Both instrumental, cante flamenco, and dancing examples are eligible - with a priority for youtube clips showing the performers.


----------



## SanAntone (May 10, 2020)

My first example is this clip from 2018 -

*ANGELES TOLEDANO - Bulerias*






Cante: Mariangeles Toledano
Guitarra: Alvaro Llanos y Mario Moraga
Palmas: Isra Llanos, Manuel Reyes y Alberto Romero.


----------



## SanAntone (May 10, 2020)

*DIEGO DEL MORAO - Del Cuartichi*


----------



## SanAntone (May 10, 2020)

*DIEGO EL CIGALA - Tú Eres Mi Mal de Luz*


----------



## SanAntone (May 10, 2020)

*Familia Rancapino - Fiesta por Bulerías*


----------



## SanAntone (May 10, 2020)

*MANUEL MONJE en la Final de la 6ª Edición de Tierra de Talento*


----------



## SanAntone (May 10, 2020)

El Perro de Paterna, artistic name of *Antonio Pérez Jiménez*, is an Andalusian singer born in 1925 in Paterna de Rivera, province of Cádiz and died in 1997 in Cádiz after a heart operation.

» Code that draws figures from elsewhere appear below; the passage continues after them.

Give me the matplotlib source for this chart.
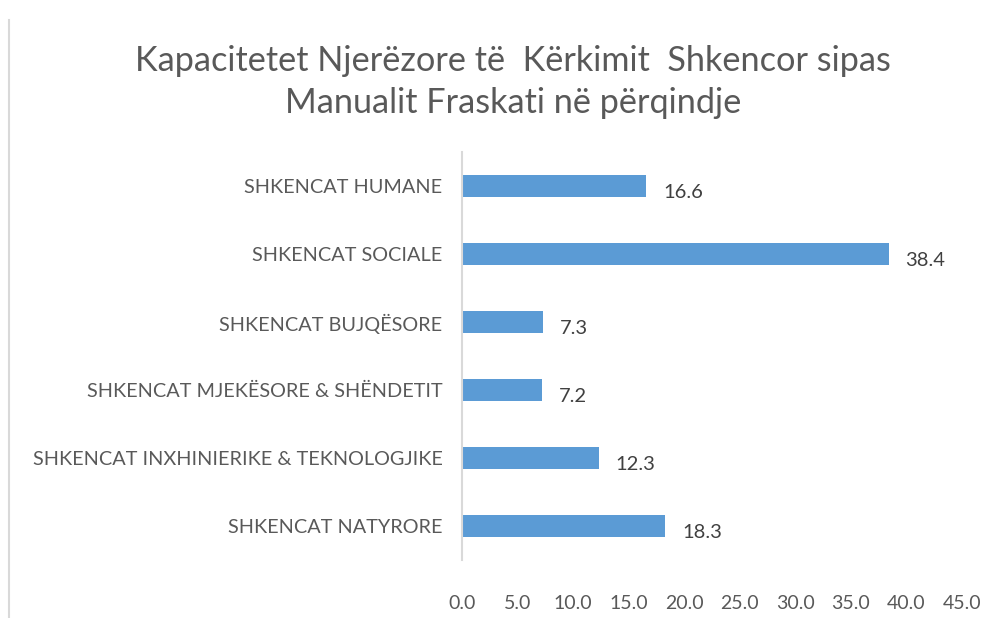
import matplotlib.pyplot as plt
from matplotlib.lines import Line2D

categories = [
    "SHKENCAT NATYRORE",
    "SHKENCAT INXHINIERIKE & TEKNOLOGJIKE",
    "SHKENCAT MJEKËSORE & SHËNDETIT",
    "SHKENCAT BUJQËSORE",
    "SHKENCAT SOCIALE",
    "SHKENCAT HUMANE",
]
values = [18.3, 12.3, 7.2, 7.3, 38.4, 16.6]
xticks = [0, 5, 10, 15, 20, 25, 30, 35, 40, 45]

title = "Kapacitetet Njerëzore të  Kërkimit  Shkencor sipas\nManualit Fraskati në përqindje"

bar_color = "#5B9BD5"
text_color = "#595959"

plt.rcParams['font.family'] = ['Lato', 'DejaVu Sans']

fig = plt.figure(figsize=(10, 6.18), dpi=100)
ax = fig.add_axes([0.462, 1 - 560 / 618, 0.5, 408 / 618])

ypos = list(range(len(categories)))
ax.barh(ypos, values, height=0.32, color=bar_color)

for y, v in zip(ypos, values):
    ax.annotate(f"{v:.1f}", (v, y), xytext=(12, -5), textcoords="offset points",
                ha="left", va="center", fontsize=14.5, color="#404040")

ax.set_xlim(0, 45)
ax.set_ylim(-0.5, len(categories) - 0.5)
ax.set_yticks(ypos)
ax.set_yticklabels(categories)
ax.set_xticks(xticks)
ax.set_xticklabels([f"{t:.1f}" for t in xticks])
ax.tick_params(axis="y", length=0, pad=14, labelsize=14.3, labelcolor=text_color)
ax.tick_params(axis="x", length=0, pad=25, labelsize=14, labelcolor=text_color)

for side in ["top", "right", "bottom"]:
    ax.spines[side].set_visible(False)
ax.spines["left"].set_color("#D9D9D9")
ax.spines["left"].set_linewidth(1.5)

fig.text(0.513, 1 - 82 / 618, title, ha="center", va="center",
         fontsize=24.7, color=text_color, linespacing=1.4)

# chart frame edge on the left
fig.add_artist(Line2D([8.5 / 1000, 8.5 / 1000], [0, 1 - 20 / 618],
                      transform=fig.transFigure, color="#D9D9D9", lw=1.5))

fig.savefig("out.png", dpi=100)
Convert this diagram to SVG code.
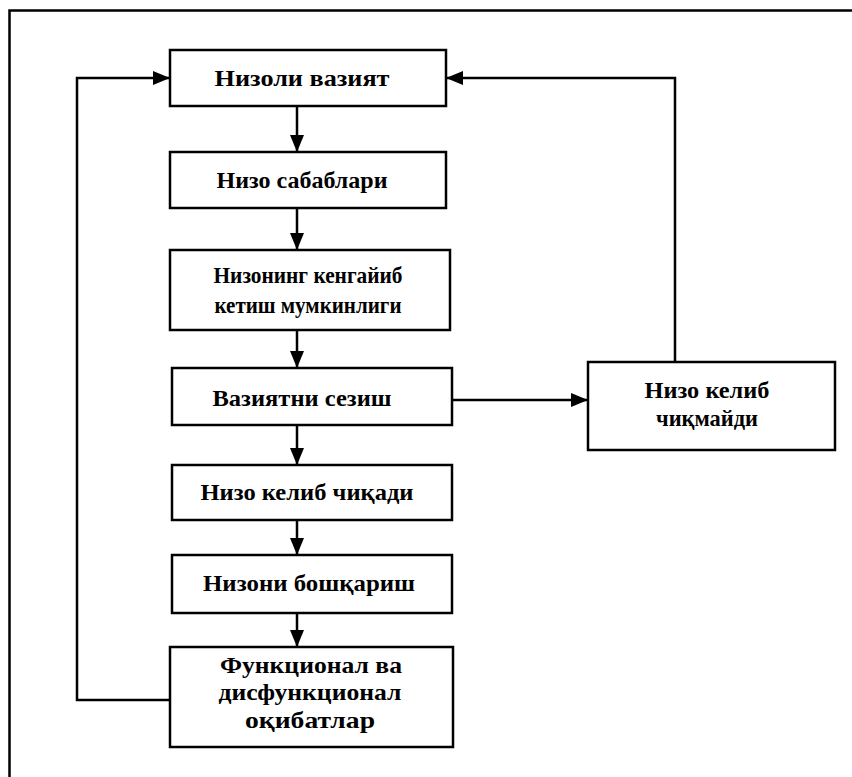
<svg xmlns="http://www.w3.org/2000/svg" width="852" height="777" viewBox="0 0 852 777">
<defs>
<style>
.box{fill:#fff;stroke:#000;stroke-width:2.5}
.t{font-family:"Liberation Serif","Times New Roman",serif;font-weight:bold;font-size:23px;fill:#000;text-anchor:middle}
.c{fill:none;stroke:#000;stroke-width:2.5}
</style>
<marker id="ah" markerUnits="userSpaceOnUse" markerWidth="18" markerHeight="14" refX="17" refY="7" orient="auto">
<path d="M0,0 L17,7 L0,14 z" fill="#000"/>
</marker>
</defs>
<rect width="852" height="777" fill="#fff"/>
<path d="M9.5,777 V10.5 H852" fill="none" stroke="#000" stroke-width="2.5"/>
<g id="connectors">
<line class="c" x1="297" y1="106" x2="297" y2="152" marker-end="url(#ah)"/>
<line class="c" x1="297" y1="208" x2="297" y2="250" marker-end="url(#ah)"/>
<line class="c" x1="297" y1="330" x2="297" y2="368" marker-end="url(#ah)"/>
<line class="c" x1="297" y1="425" x2="297" y2="465" marker-end="url(#ah)"/>
<line class="c" x1="297" y1="520" x2="297" y2="555" marker-end="url(#ah)"/>
<line class="c" x1="297" y1="613" x2="297" y2="647" marker-end="url(#ah)"/>
<line class="c" x1="452" y1="400" x2="588" y2="400" marker-end="url(#ah)"/>
<polyline class="c" points="170,700 77,700 77,78 170,78" marker-end="url(#ah)"/>
<polyline class="c" points="675,362 675,78 446,78" marker-end="url(#ah)"/>
</g>
<g id="n1"><rect class="box" x="170" y="50" width="276" height="56"/><text class="t" x="302" y="86" textLength="175" lengthAdjust="spacingAndGlyphs">Низоли вазият</text></g>
<g id="n2"><rect class="box" x="170" y="152" width="276" height="56"/><text class="t" x="302" y="188" textLength="171" lengthAdjust="spacingAndGlyphs">Низо сабаблари</text></g>
<g id="n3"><rect class="box" x="170" y="250" width="280" height="80"/><text class="t" x="308" y="283" textLength="189" lengthAdjust="spacingAndGlyphs">Низонинг кенгайиб</text><text class="t" x="308" y="313" textLength="187" lengthAdjust="spacingAndGlyphs">кетиш мумкинлиги</text></g>
<g id="n4"><rect class="box" x="172" y="368" width="280" height="57"/><text class="t" x="302" y="406" textLength="179" lengthAdjust="spacingAndGlyphs">Вазиятни сезиш</text></g>
<g id="n5"><rect class="box" x="172" y="465" width="280" height="55"/><text class="t" x="307" y="500" textLength="213" lengthAdjust="spacingAndGlyphs">Низо келиб чиқади</text></g>
<g id="n6"><rect class="box" x="172" y="555" width="280" height="58"/><text class="t" x="309" y="591" textLength="212" lengthAdjust="spacingAndGlyphs">Низони бошқариш</text></g>
<g id="n7"><rect class="box" x="170" y="647" width="283" height="100"/><text class="t" x="311" y="673" textLength="182" lengthAdjust="spacingAndGlyphs">Функционал ва</text><text class="t" x="310" y="700" textLength="183" lengthAdjust="spacingAndGlyphs">дисфункционал</text><text class="t" x="310" y="728" textLength="130" lengthAdjust="spacingAndGlyphs">оқибатлар</text></g>
<g id="n8"><rect class="box" x="588" y="362" width="247" height="88"/><text class="t" x="707" y="398" textLength="125" lengthAdjust="spacingAndGlyphs">Низо келиб</text><text class="t" x="707" y="426" textLength="102" lengthAdjust="spacingAndGlyphs">чиқмайди</text></g>
</svg>
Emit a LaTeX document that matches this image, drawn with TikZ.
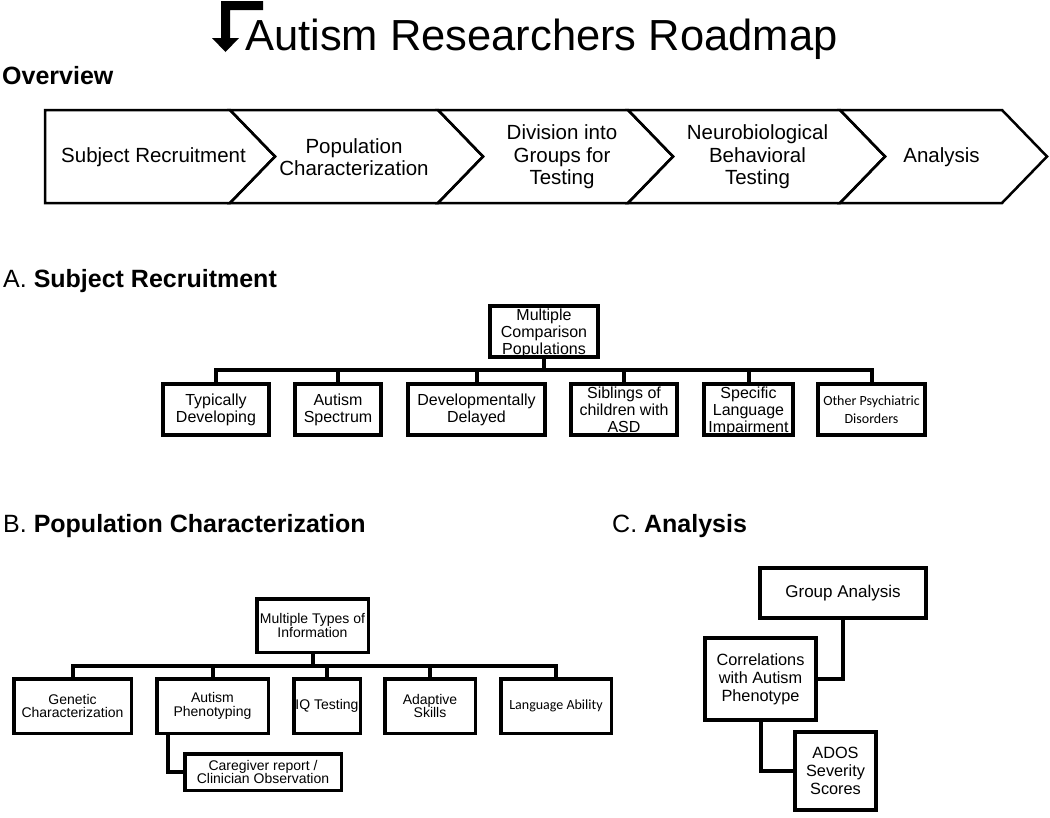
\documentclass[tikz,border=0pt]{standalone}
\usepackage{fontspec}
\setmainfont{Liberation Sans}
\newfontfamily\calib{Carlito}

\begin{document}
\begin{tikzpicture}[x=1pt,y=-1pt,line join=miter,
    chev/.style={draw,line width=2.5pt},
    ovtext/.style={align=center,inner sep=0pt,font=\fontsize{20.5}{22.5}\selectfont},
    head/.style={anchor=base west,inner sep=0pt,font=\fontsize{25}{30}\selectfont},
    boxa/.style={draw,line width=4pt,align=center,inner sep=0pt,minimum height=51,font=\fontsize{16}{17}\selectfont},
    tri/.style={text depth=0pt},
    boxb/.style={draw,line width=3.5pt,align=center,inner sep=0pt,minimum height=54.5,font=\fontsize{14}{13.5}\selectfont},
    boxc/.style={draw,line width=4pt,align=center,inner sep=0pt,font=\fontsize{16.3}{18}\selectfont},
    wire/.style={line width=4pt},
    odd/.style={font=\calib\fontsize{14}{18}\selectfont}]
    \useasboundingbox (0,0) rectangle (1050,817);
    \fill (221,1)--(263,1)--(263,10)--(230,10)--(230,38)--(239,38)--(225.5,52)--(212,38)--(221,38)--cycle;
    \node[anchor=base west,inner sep=0pt,font=\fontsize{43.5}{50}\selectfont] (title) at (245,50) {Autism Researchers Roadmap};
    \node[head] (ov) at (2,84) {\bfseries Overview};
    \draw[chev] (45,110)--(230,110)--(275,156.5)--(230,203)--(45,203)--cycle;
    \foreach \l/\r in {230/438,438/628,628/840,840/1002}
        \draw[chev] (\l,110)--(\r,110)--(\r+45,156.5)--(\r,203)--(\l,203)--(\l+45,156.5)--cycle;
    \node[ovtext] (o1) at (153.5,157) {Subject Recruitment};
    \node[ovtext] (o2) at (354,157) {Population\\Characterization};
    \node[ovtext] (o3) at (562,157) {Division into\\Groups for\\Testing};
    \node[ovtext] (o4) at (757.5,157) {Neurobiological\\Behavioral\\Testing};
    \node[ovtext] (o5) at (941.5,157) {Analysis};

    \node[head] (hA) at (3,287) {A. \textbf{Subject Recruitment}};
    \node[boxa,tri,minimum width=108] (mcp) at (544,331.5) {Multiple\\Comparison\\Populations};
    \node[boxa,minimum width=106] (td) at (216,409.5) {Typically\\Developing};
    \node[boxa,minimum width=86] (as) at (338,409.5) {Autism\\Spectrum};
    \node[boxa,minimum width=137] (dd) at (476.5,409.5) {Developmentally\\Delayed};
    \node[boxa,tri,minimum width=106] (sib) at (624,409.5) {Siblings of\\children with\\ASD};
    \node[boxa,tri,minimum width=89] (sli) at (748.5,409.5) {Specific\\Language\\Impairment};
    \node[boxa,odd,minimum width=107] (oth) at (871.5,409.5) {Other Psychiatric\\Disorders};
    \coordinate (busA) at (0,370);
    \draw[wire] (mcp.south)--(mcp.south |- busA);
    \draw[wire] (td.north)--(td.north |- busA)--(oth.north |- busA)--(oth.north);
    \foreach \n in {as,dd,sib,sli}
        \draw[wire] (\n.north)--(\n.north |- busA);

    \node[head] (hB) at (3,532) {B. \textbf{Population Characterization}};
    \node[boxb,minimum width=111.5,minimum height=53.5] (mti) at (312.5,625.5) {Multiple Types of\\Information};
    \node[boxb,minimum width=117.5] (gen) at (72.5,706) {Genetic\\Characterization};
    \node[boxb,minimum width=111.5] (aph) at (212.5,706) {Autism\\Phenotyping};
    \node[boxb,minimum width=66.5] (iq) at (327,706) {IQ Testing};
    \node[boxb,minimum width=90.5] (ada) at (430,706) {Adaptive\\Skills};
    \node[boxb,odd,minimum width=110.5] (lang) at (556,706) {Language Ability};
    \node[boxb,minimum width=156.5,minimum height=36.5] (care) at (263,772) {Caregiver report /\\Clinician Observation};
    \coordinate (busB) at (0,666);
    \draw[wire] (mti.south)--(mti.south |- busB);
    \draw[wire] (gen.north)--(gen.north |- busB)--(lang.north |- busB)--(lang.north);
    \foreach \n in {aph,iq,ada}
        \draw[wire] (\n.north)--(\n.north |- busB);
    \draw[wire] ([xshift=-44.5]aph.south) |- (care.west);

    \node[head] (hC) at (612,532) {C. \textbf{Analysis}};
    \node[boxc,minimum width=166,minimum height=50,font=\fontsize{17}{18}\selectfont] (ga) at (843,593) {Group Analysis};
    \node[boxc,minimum width=111,minimum height=82] (cor) at (760.5,679) {Correlations\\with Autism\\Phenotype};
    \node[boxc,minimum width=81,minimum height=78] (ados) at (835.5,771) {ADOS\\Severity\\Scores};
    \draw[wire] (ga.south) |- (cor.east);
    \draw[wire] (cor.south) |- (ados.west);
\end{tikzpicture}
\end{document}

*Juan Cobo de la Barrera*, flamenco guitarist, better known in the history of the art of flamenco guitar with the artistic name of Juan de Córdoba, was born in Córdoba on November 19, 1942. A faithful disciple of master Pedro Blanco Pulido. His inordinate fondness for cante makes him an excellent guitarist for accompaniment, which is why good fans prefer his guitar playing. He has accompanied the great figures of flamenco.


----------



## SanAntone (May 10, 2020)

*Puro Flamenco | Buleria*






Performed by *Estrella Morente*, *Pepe & Juan Habichuela *(brothers), *Isabel la Golondrina* and *Aurora Carbonell*


----------



## SanAntone (May 10, 2020)

*Diego de Morón*, nephew of Diego el del Gastor, performs a pure touch through soleá, with all the essence of Moron de la Frontera, birthplace and art of flamenco.


----------



## SanAntone (May 10, 2020)

Classic clip with some masters in their youth, hanging out and doing some great flamenco puro.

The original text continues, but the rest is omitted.